In recent years, WIT has taken big steps forward on the technology front to best help its owners and vendor partners succeed, something Reed plans on continuing.
“You cannot underestimate how big the technology piece is,” she said. “Someone once told me it’s not the big that eat the small, it’s the fast that eat the slow. If we are able to launch and employ technology that makes us that much better than our competition, then that puts us in an even better place in the marketplace.”
Reed referenced WIT’s acronym, which stands for “We Invest Together.” “It’s the power of the group coming together and wanting to move forward and strengthen their businesses and the industry,” she said.
She also lauded the efforts of Moorhead in helping her settle into her new position. “Charlie has been a great sounding board,” she said. “He’s introducing me to a lot of people and has given me essentially a data dump of information from his years in the industry. He’s been like a mentor and coach, which I greatly appreciate.”

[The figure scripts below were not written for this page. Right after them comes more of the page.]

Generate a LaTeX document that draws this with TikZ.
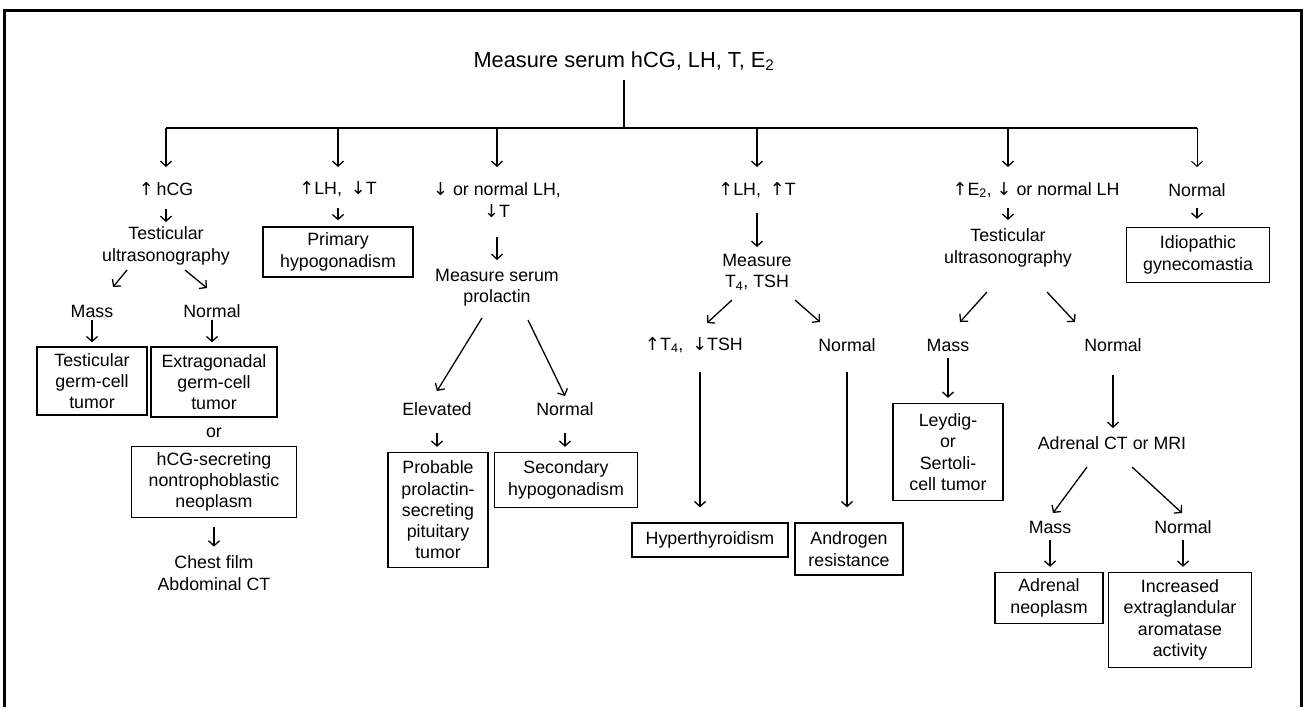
\documentclass[tikz,border=0pt]{standalone}
\usepackage{fontspec}
\setmainfont{Liberation Sans}
\newfontfamily\arrowfont{DejaVu Sans}
\newcommand\upa{{\arrowfont ↑}}
\newcommand\dna{{\arrowfont ↓}}
\usetikzlibrary{arrows.meta}
\begin{document}
\begin{tikzpicture}[x=1pt,y=-1pt,
  lbl/.style={font=\fontsize{17.8}{21.3}\selectfont, align=center, inner sep=0pt},
  box/.style={lbl, draw, line width=1.3pt},
  arr/.style={line width=1.3pt, -{Straight Barb[length=5pt,width=11pt]}},
  tree/.style={line width=1.6pt}]
\useasboundingbox (0,0) rectangle (1306,707);
% frame
\draw[line width=3pt] (4,707) -- (4,10) -- (1301,10) -- (1301,707);

% root and distribution bar
\node[lbl, font=\fontsize{21.8}{25}\selectfont] (top) at (624,61) {Measure serum hCG, LH, T, E\textsubscript{2}};
\coordinate (hub) at (624,128);
\coordinate (barL) at (166,128);
\coordinate (barR) at (1197,128);
\draw[tree, shorten <=19pt] (top.center) -- (hub);
\draw[line width=2.2pt] (barL) -- (barR);

% ---- branch 1: hCG
\node[lbl] (a1) at (166,189) {\upa\,hCG};
\node[lbl] (a2) at (166,246) {Testicular\\ultrasonography};
\node[lbl] (a3) at (92,311) {Mass};
\node[lbl] (a4) at (212,311) {Normal};
\node[box, minimum width=110pt, minimum height=68pt] (b1) at (92,381) {Testicular\\germ-cell\\tumor};
\node[box, minimum width=126pt, minimum height=70pt] (b2) at (214,382) {Extragonadal\\germ-cell\\tumor};
\node[lbl] (a5) at (214,433) {or};
\node[box, minimum width=165pt, minimum height=71pt] (b3) at (214,482) {hCG-secreting\\nontrophoblastic\\neoplasm};
\node[lbl] (a6) at (214,573) {Chest film\\Abdominal CT};
\draw[arr, shorten >=22pt] (a1 |- hub) -- (a1.center);
\draw[arr, shorten <=20pt, shorten >=24pt] (a1.center) -- (a2.center);
\draw[arr] ([shift={(-39,24)}]a2.center) -- ([shift={(21,-24)}]a3.center);
\draw[arr] ([shift={(19,24)}]a2.center) -- ([shift={(-5,-23)}]a4.center);
\draw[arr, shorten <=9pt, shorten >=4pt] (a3.center) -- (a3.center |- b1.north);
\draw[arr, shorten <=9pt, shorten >=4pt] (a4.center) -- (a4.center |- b2.north);
\draw[arr, shorten <=9pt, shorten >=9pt] (b3.south) -- (a6.north);

% ---- branch 2: primary hypogonadism
\node[lbl] (c1) at (338,189) {\upa LH,\enspace\dna T};
\node[box, minimum width=150pt, minimum height=50pt] (c2) at (338,252) {Primary\\hypogonadism};
\draw[arr, shorten >=22pt] (c1 |- hub) -- (c1.center);
\draw[arr, shorten <=19pt, shorten >=6pt] (c1.center) -- (c2.north);

% ---- branch 3: prolactin
\node[lbl] (d1) at (497,200) {\dna\ or normal LH,\\\dna T};
\node[lbl] (d2) at (497,288) {Measure serum\\prolactin};
\node[lbl] (d3) at (437,409) {Elevated};
\node[lbl] (d4) at (565,409) {Normal};
\node[box, minimum width=100pt, minimum height=115pt] (d5) at (438,510) {Probable\\prolactin-\\secreting\\pituitary\\tumor};
\node[box, minimum width=143pt, minimum height=55pt] (d6) at (566,480) {Secondary\\hypogonadism};
\draw[arr, shorten >=33pt] (d1 |- hub) -- (d1.center);
\draw[arr, shorten <=37pt, shorten >=28pt] (d1.center) -- (d2.center);
\draw[arr] ([shift={(-15,30)}]d2.center) -- ([shift={(0,-18)}]d3.center);
\draw[arr] ([shift={(31,32)}]d2.center) -- ([shift={(0,-13)}]d4.center);
\draw[arr, shorten <=24pt, shorten >=5pt] (d3.center) -- (d3.center |- d5.north);
\draw[arr, shorten <=24pt, shorten >=5pt] (d4.center) -- (d4.center |- d6.north);

% ---- branch 4: thyroid
\node[lbl] (e1) at (757,190) {\upa LH,\enspace\upa T};
\node[lbl] (e2) at (757,272) {Measure\\T\textsubscript{4}, TSH};
\node[lbl] (e3) at (694,345) {\upa T\textsubscript{4},\enspace\dna TSH};
\node[lbl] (e4) at (847,345) {Normal};
\node[box, minimum width=156pt, minimum height=34pt] (e5) at (710,540) {Hyperthyroidism};
\node[box, minimum width=108pt, minimum height=52pt] (e6) at (849,549) {Androgen\\resistance};
\draw[arr, shorten >=23pt] (e1 |- hub) -- (e1.center);
\draw[arr, shorten <=23pt, shorten >=25pt] (e1.center) -- (e2.center);
\draw[arr] ([shift={(-25,28)}]e2.center) -- ([shift={(13,-22)}]e3.center);
\draw[arr] ([shift={(38,28)}]e2.center) -- ([shift={(-27,-23)}]e4.center);
\draw[arr, shorten <=27pt, shorten >=15pt] ([xshift=6pt]e3.center) -- ([xshift=6pt]e3.center |- e5.north);
\draw[arr, shorten <=27pt, shorten >=15pt] (e4.center) -- (e4.center |- e6.north);

% ---- branch 5: estradiol
\coordinate (f0) at (1008,128);
\node[lbl] (f1) at (1036,190) {\upa E\textsubscript{2}, \dna\ or normal LH};
\node[lbl] (f2) at (1008,248) {Testicular\\ultrasonography};
\node[lbl] (f3) at (948,345) {Mass};
\node[lbl] (f4) at (1113,345) {Normal};
\node[box, minimum width=110pt, minimum height=97pt] (f5) at (948,452) {Leydig-\\or\\Sertoli-\\cell tumor};
\node[lbl] (f6) at (1112,443) {Adrenal CT or MRI};
\node[lbl] (f7) at (1050,527) {Mass};
\node[lbl] (f8) at (1183,527) {Normal};
\node[box, minimum width=108pt, minimum height=51pt] (f9) at (1049,598) {Adrenal\\neoplasm};
\node[box, minimum width=143pt, minimum height=95pt] (f10) at (1180,620) {Increased\\extraglandular\\aromatase\\activity};
\draw[arr, shorten >=23pt] (f0) -- (f0 |- f1.center);
\draw[arr, shorten <=18pt, shorten >=28pt] (f2.center |- f1.center) -- (f2.center);
\draw[arr] ([shift={(-21,44)}]f2.center) -- ([shift={(12,-23)}]f3.center);
\draw[arr] ([shift={(39,44)}]f2.center) -- ([shift={(-38,-23)}]f4.center);
\draw[arr, shorten <=13pt, shorten >=5pt] (f3.center) -- (f3.center |- f5.north);
\draw[arr, shorten <=30pt, shorten >=15pt] (f4.center) -- (f4.center |- f6.center);
\draw[arr] ([shift={(-25,24)}]f6.center) -- ([shift={(3,-14)}]f7.center);
\draw[arr] ([shift={(20,24)}]f6.center) -- ([shift={(-1,-14)}]f8.center);
\draw[arr, shorten <=13pt, shorten >=5pt] (f7.center) -- (f7.center |- f9.north);
\draw[arr, shorten <=13pt, shorten >=5pt] (f8.center) -- (f8.center |- f10.north);

% ---- branch 6: normal
\node[lbl] (g1) at (1197,190) {Normal};
\node[box, minimum width=143pt, minimum height=55pt] (g2) at (1198,255) {Idiopathic\\gynecomastia};
\draw[arr, line width=1pt, shorten >=23pt] (g1 |- hub) -- (g1.center);
\draw[arr, shorten <=18pt, shorten >=8pt] (g1.center) -- (g1.center |- g2.north);
\end{tikzpicture}
\end{document}
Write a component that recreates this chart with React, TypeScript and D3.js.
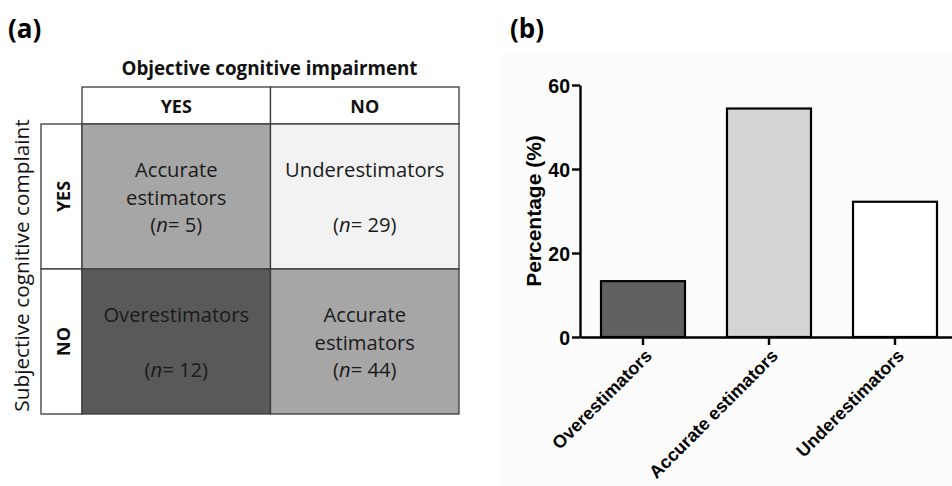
import React, { useEffect, useRef } from 'react';
import * as d3 from 'd3';

// panel (a): 2x2 table
const complaintLevels = ['YES', 'NO'];
const impairmentLevels = ['YES', 'NO'];
const cellGroups = [
  ['Accurate', 'estimators'],
  ['Underestimators'],
  ['Overestimators'],
  ['Accurate', 'estimators'],
];
const cellCounts = [5, 29, 12, 44];

// panel (b): bar chart
const groups = ['Overestimators', 'Accurate estimators', 'Underestimators'];
const percentages = [13.3, 54.4, 32.2];
const yTicks = [0, 20, 40, 60];

const cellFills = ['#a6a6a6', '#f2f2f2', '#595959', '#a6a6a6'];
const barFills = ['#616161', '#d4d4d4', '#ffffff'];

const calibriLike = '"Open Sans", sans-serif';
const arialLike = '"Liberation Sans", Arial, sans-serif';

const App = () => {
  const svgRef = useRef<SVGSVGElement>(null);

  useEffect(() => {
    const svg = d3.select(svgRef.current);
    svg.selectAll('*').remove();

    // ---------- (a) ----------
    const a = svg.append('g');
    a.append('text').text('(a)')
      .attr('x', 8).attr('y', 38)
      .style('font-family', calibriLike).style('font-weight', 700).style('font-size', '26px');

    const col = d3.scaleBand().domain(impairmentLevels).range([82, 459]);
    const row = d3.scaleBand().domain(complaintLevels).range([124, 414]);
    const lineStroke = '#3a3a3a';

    a.append('text').text('Objective cognitive impairment')
      .attr('x', (82 + 459) / 2 - 1).attr('y', 75).attr('text-anchor', 'middle')
      .style('font-family', calibriLike).style('font-weight', 700).style('font-size', '18.8px')
      .attr('fill', '#111');

    // header cells
    a.selectAll('.hcell').data(impairmentLevels).join('rect')
      .attr('class', 'hcell')
      .attr('x', d => col(d)!).attr('y', 87)
      .attr('width', col.bandwidth()).attr('height', 124 - 87)
      .attr('fill', '#fff').attr('stroke', lineStroke).attr('stroke-width', 1.3);
    a.selectAll('.htext').data(impairmentLevels).join('text')
      .attr('class', 'htext').text(d => d)
      .attr('x', d => col(d)! + col.bandwidth() / 2).attr('y', 113)
      .attr('text-anchor', 'middle')
      .style('font-family', calibriLike).style('font-weight', 700).style('font-size', '18px')
      .attr('fill', '#111');

    // row label cells
    a.selectAll('.rcell').data(complaintLevels).join('rect')
      .attr('class', 'rcell')
      .attr('x', 41).attr('y', d => row(d)!)
      .attr('width', 82 - 41).attr('height', row.bandwidth())
      .attr('fill', '#fff').attr('stroke', lineStroke).attr('stroke-width', 1.3);
    a.selectAll('.rtext').data(complaintLevels).join('text')
      .attr('class', 'rtext').text(d => d)
      .attr('transform', d => `translate(70,${row(d)! + row.bandwidth() / 2}) rotate(-90)`)
      .attr('text-anchor', 'middle')
      .style('font-family', calibriLike).style('font-weight', 700).style('font-size', '18px')
      .attr('fill', '#111');

    a.append('text').text('Subjective cognitive complaint')
      .attr('transform', `translate(29,${(123 + 408) / 2}) rotate(-90)`)
      .attr('text-anchor', 'middle')
      .style('font-family', calibriLike).style('font-size', '20.8px')
      .attr('fill', '#111');

    // data cells
    const cells = cellGroups.map((lines, i) => ({
      lines,
      n: cellCounts[i],
      r: complaintLevels[Math.floor(i / 2)],
      c: impairmentLevels[i % 2],
      i,
    }));
    const cg = a.selectAll('.cell').data(cells).join('g').attr('class', 'cell');
    cg.append('rect')
      .attr('x', d => col(d.c)!).attr('y', d => row(d.r)!)
      .attr('width', col.bandwidth()).attr('height', row.bandwidth())
      .attr('fill', d => cellFills[d.i]).attr('stroke', lineStroke).attr('stroke-width', 1.3);
    cg.each(function (d) {
      const g = d3.select(this);
      const cx = col(d.c)! + col.bandwidth() / 2;
      const top = row(d.r)!;
      const t = g.append('text')
        .attr('text-anchor', 'middle')
        .style('font-family', calibriLike).style('font-size', '20.2px')
        .attr('fill', '#1a1a1a');
      d.lines.forEach((ln, k) => {
        t.append('tspan').attr('x', cx).attr('y', top + 53 + k * 27.5).text(ln);
      });
      const ct = t.append('tspan').attr('x', cx).attr('y', top + 108);
      ct.append('tspan').text('(');
      ct.append('tspan').style('font-style', 'italic').text('n');
      ct.append('tspan').text(`= ${d.n})`);
    });

    // ---------- (b) ----------
    const b = svg.append('g');
    b.append('rect').attr('x', 502).attr('y', 50).attr('width', 450).attr('height', 436)
      .attr('fill', '#fcfcfc');
    b.append('text').text('(b)')
      .attr('x', 510).attr('y', 38)
      .style('font-family', calibriLike).style('font-weight', 700).style('font-size', '26px');

    const x = d3.scaleBand().domain(groups).range([580, 958]).paddingInner(1 / 3).paddingOuter(1 / 6);
    const y = d3.scaleLinear().domain([0, 60]).range([337, 85]);

    b.selectAll('.bar').data(groups).join('rect')
      .attr('class', 'bar')
      .attr('x', d => x(d)!).attr('y', (d, i) => y(percentages[i]))
      .attr('width', x.bandwidth()).attr('height', (d, i) => y(0) - y(percentages[i]))
      .attr('fill', (d, i) => barFills[i])
      .attr('stroke', '#000').attr('stroke-width', 2.2);

    const yAxis = b.append('g').attr('transform', 'translate(580,0)')
      .call(d3.axisLeft(y).tickValues(yTicks).tickSize(8).tickSizeOuter(0).tickPadding(2));
    const xAxis = b.append('g').attr('transform', 'translate(0,337)')
      .call(d3.axisBottom(x).tickSize(8).tickSizeOuter(0));

    [yAxis, xAxis].forEach(ax => {
      ax.select('.domain').attr('stroke', '#000').attr('stroke-width', 2.4);
      ax.selectAll('.tick line').attr('stroke', '#000').attr('stroke-width', 2.4);
      ax.selectAll('.tick text')
        .attr('fill', '#000')
        .style('font-family', arialLike).style('font-weight', 700).style('font-size', '19.5px');
    });
    yAxis.selectAll('.tick text').attr('dy', '0.36em');
    xAxis.selectAll('.tick text')
      .attr('x', 0).attr('y', 0).attr('dy', 0)
      .attr('text-anchor', 'end')
      .style('font-size', '18px')
      .attr('transform', 'translate(10,20) rotate(-45)');

    b.append('text').text('Percentage (%)')
      .attr('transform', `translate(541,${(135 + 287) / 2}) rotate(-90)`)
      .attr('text-anchor', 'middle')
      .style('font-family', arialLike).style('font-weight', 700).style('font-size', '21px');
  }, []);

  return (
    <svg ref={svgRef} width={952} height={486}
      style={{ position: 'absolute', left: 0, top: 0, background: '#fff' }} />
  );
};

export default App;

In terms of goals for the future, Reed is focusing on the short-term. “It would be pretty premature to state very specific goals,” she said. “I do have a 90-day plan centered around things I would like to do around the office. It’s really more focused on getting out and meeting people in the industry and getting to know the WIT staff.”
Fall Networking Meeting notes
Also during the Fall Networking Meeting, WIT welcomed new member North Shore Plumbing Supply out of Flushing, N.Y. North Shore is a third-generation family-owned distributor with 25 employees.
Additionally, a special technology roundtable presentation was held during the group’s general session. The roundtable was moderated by WIT consultant Mike Workman and featured a panel that included Brad Bolton (Cregger Co.), Tom Jones (service provider LBMX), Bill Maxwell (M&L Supply) and WIT technology guru and Director of IT Kevin Roquemore.
Among the topics discussed included using cellphones as a prime technology avenue in a business. “We have to leverage that technology and bring the customer to the business,” Bolton said. “It’s the greatest tool in the bag because everybody has one.”
Maxwell stressed the importance of embracing e-commerce technology and its proper deployment. “If we can’t get the customer to what they are looking for in less than three clicks, we have failed,” he says. “We don’t want the customers to stop calling, but we want them to have access to information after 5 p.m. These small-to-medium guys utilize technology. They don’t work
7 a.m. to 5 p.m. They are doing their paperwork and ordering supplies at night. These are the components that will bring you closer to the customer. And when you do that, they will rely on you even more. It’s about providing more information for customers to utilize.”
WIT owners and guests also had the opportunity to tour member distributor Standard Plumbing Supply’s massive complex in Sandy, Utah, prior to adjourning up to the Park City area and the Olympic Village for an evening of networking and entertainment.
WIT’s 2018 Distributor/Vendor Conference takes place March 6-8 at the Hyatt Regency in Dallas. That meeting shifts to the Gaylord Texan Hotel in nearby Grapevine starting in 2019 (Feb. 26-28). The 2018 Fall Networking Meeting is Sept. 4-6 in Boston.
This article was originally titled “Dawn of a new era” in the November 2017 print edition of Supply House Times.